Book Review: Yesteryear

Yikes on bikes this book was wild.

Let’s start with the summary.

My name was Natalie Heller Mills, and I was perfect at being alive.

“Natalie lives a traditional lifestyle. Her charming farmhouse is rustic, her husband a handsome cowboy, her six children each more delightful than the last. So what if there are nannies and producers behind the scenes, her kitchen hiding industrial-grade fridges and ovens, her husband the heir to a political dynasty? What Natalie’s followers—all 8 million of them—don’t know won’t hurt them. And The Angry Women? The privileged, Ivy League, coastal elite haters who call her an antifeminist iconoclast? They’re sick with jealousy. Because Natalie isn’t simply living the good life, she’s living the ideal—and just so happens to be building an empire from it.

Until one morning she wakes up in a life that isn’t hers. Her home, her husband, her children—they’re all familiar, but something’s off. Her kitchen is warmed by a sputtering fire rather than electricity, her children are dirty and strange, and her soft-handed husband is suddenly a competent farmer. Just yesterday Natalie was curating photos of homemade jam for her Instagram, and now she’s expected to haul firewood and handwash clothes until her fingers bleed. Has she become the unwitting star of a ruthless reality show? Could it really be time travel? Is she being tested by God? By Satan? When Natalie suffers a brutal injury in the woods, she realizes two things: This is not her beautiful life, and she must escape by any means possible.

A gripping, electrifying novel that is as darkly funny as it is frightening, Yesteryear is a gimlet-eyed look at tradition, fame, faith, and the grand performance of womanhood.”

Natalie is a very unlikable character, and an unreliable narrator. She is really not a nice person at all, and never has been. When she leaves home for college, her mom implores her to “Be kind”, which doesn’t seem like it is in Natalie’s wheelhouse. She must have some sort of kind though, because she did end up getting married to Caleb. Who also is not a good character.
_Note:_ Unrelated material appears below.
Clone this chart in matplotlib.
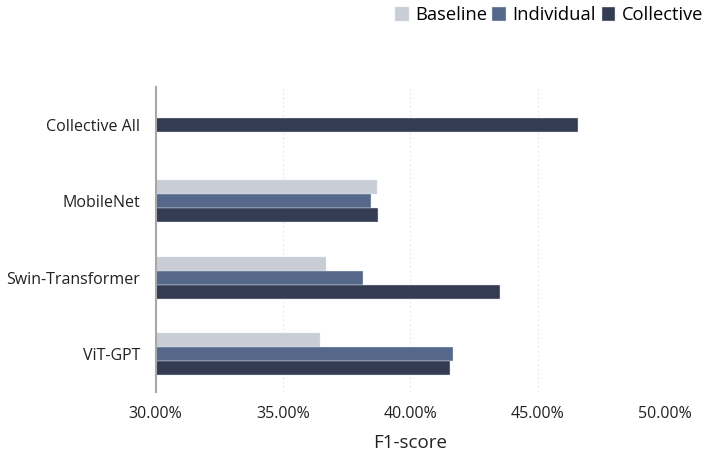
import numpy as np
import matplotlib.pyplot as plt
from matplotlib.ticker import FuncFormatter

plt.rcParams['font.family'] = ['Open Sans', 'DejaVu Sans']

# --- Data ---
models = ["ViT-GPT", "Swin-Transformer", "MobileNet"]
baseline = [36.46, 36.68, 38.70]
individual = [41.66, 38.16, 38.46]
collective = [41.55, 43.54, 38.75]
collective_all = 46.60

labels = models + ["Collective All"]
series_names = ["Baseline", "Individual", "Collective"]
colors = ["#c9ced6", "#56688a", "#333c52"]

fig = plt.figure(figsize=(7.12, 4.62), dpi=100)
ax = fig.add_axes([155.5 / 712, 1 - 392 / 462, (665 - 155.5) / 712, (392 - 87) / 462])

h = 0.183
y = np.arange(len(models))
ax.barh(y + h, baseline, height=h, color=colors[0], label=series_names[0],
        edgecolor="#dfe3ea", linewidth=0.3)
ax.barh(y, individual, height=h, color=colors[1], label=series_names[1],
        edgecolor="#dfe3ea", linewidth=0.3)
ax.barh(y - h, collective, height=h, color=colors[2], label=series_names[2],
        edgecolor="#dfe3ea", linewidth=0.3)
# Collective All: tek bar, ortada
ax.barh([len(models)], [collective_all], height=h, color=colors[2],
        edgecolor="#dfe3ea", linewidth=0.3)

ax.set_xlim(30, 50)
ax.set_ylim(-0.5, len(labels) - 0.5)
ax.set_xticks([30, 35, 40, 45, 50])
ax.xaxis.set_major_formatter(FuncFormatter(lambda v, p: f"{v:.2f}%"))
ax.set_yticks(np.arange(len(labels)))
ax.set_yticklabels(labels)

ax.grid(axis="x", linestyle=(0, (1.5, 2.5)), color="#e4e4e4", linewidth=0.8)
ax.set_axisbelow(True)
for s in ["top", "right", "bottom"]:
    ax.spines[s].set_visible(False)
ax.spines["left"].set_color("#a8a8a8")
ax.spines["left"].set_linewidth(1.5)
ax.tick_params(axis="both", length=0, labelsize=11.5, colors="#222222")
ax.tick_params(axis="x", pad=10)
ax.tick_params(axis="y", pad=11)

ax.set_xlabel("F1-score", fontsize=13.5, color="#222222", labelpad=9)

fig.legend(loc="upper right", bbox_to_anchor=(1.003, 1.01), ncol=3, frameon=False,
           fontsize=13.2, handlelength=0.75, handleheight=0.75, handletextpad=0.35,
           columnspacing=0.3, borderaxespad=0.2)

fig.savefig("out.png", dpi=100, facecolor="white")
This book is really full of unlikable people, who do ugly things. Natalie though has her social media audience fooled, or at least some of them. The Angry Women have never believed she was doing all that she said she was. Everything is an act with Natalie, and in fact she starts to view herself as Online Natalie and then just her regular self, and regular old Natalie is not a peach.

I don’t want to reveal too much here, or spoil anything so I am trying to tread lightly while giving an honest review.

Natalie is a master manipulator. She has a vision and forces people to follow her whims, whether that is through her money or fame or just dumb luck. And after the birth of her first child, she really needed some help but her mom managed that situation poorly, which did not help. Her mom perpetuated the old myth that Natalie could handle her own “baby blues’, and didn’t need any professional help, and instead recommended exercise. And this book is full of things like this, old worn out ways of thinking, tempered with the megaphone that is the internet.

And everything in her life is fake, fake, fake. And then one day, she is in 1855, with a family that she doesn’t recognize as her own. She suddenly has to live the life she pretended to live, and is not loving it. Her husband is a hard man, like a man from Puritan times, not the pliable husband she is used to.

And, I don’t think I should say anything else just in case.

Would I recommend this book? No, not really. It made me terribly sad, and was very heavy and intense. I understand why some of us want to read it though, just the curiosity of it all.

I am going to do a video for my secret YouTube later on, and I will post that link here if anyone is interested. I will explain a bit more there, and also reveal the twist for anyone who wants to know without reading the book.

Feel free to email me if you want to chat about it!

12 thoughts on “Book Review: Yesteryear

  1. Ugh! I hate an unreliable narrator and I really dislike books where it seems like none of the characters have redeemable qualities. If I don’t like any of the characters I just can not keep reading. This definitely sounds like something I’d never get through.

  2. I’ve read this book and I was somewhat disappointed in it. I know they were trying to get across the “influencer” life but this book had too much going on in my opinion. I hope the movie can do a better job at portraying what they really want to get across.

  3. Nice review. Yes I read this as well in May … and it is a kooky kind of novel – where things aren’t as they seem. I can understand you not liking the characters etc. It is quite negative, yikes! The author seems to be critical of that kind of trad/fake life and poking fun in a darkly satirical way of Natalie & the social media world etc. It is a bit clever I think and perhaps a bit thought-provoking. Here are some more thoughts: https://www.thecuecard.com/books/yesteryear/

    1. I do think she was doing that as well, and also poked fun at other groups online, like redditors, incels, etc. It was extremely thought provoking, I agree. I had to sit with this book for a bit to decide where I landed with it. I will have to pop over to read your review!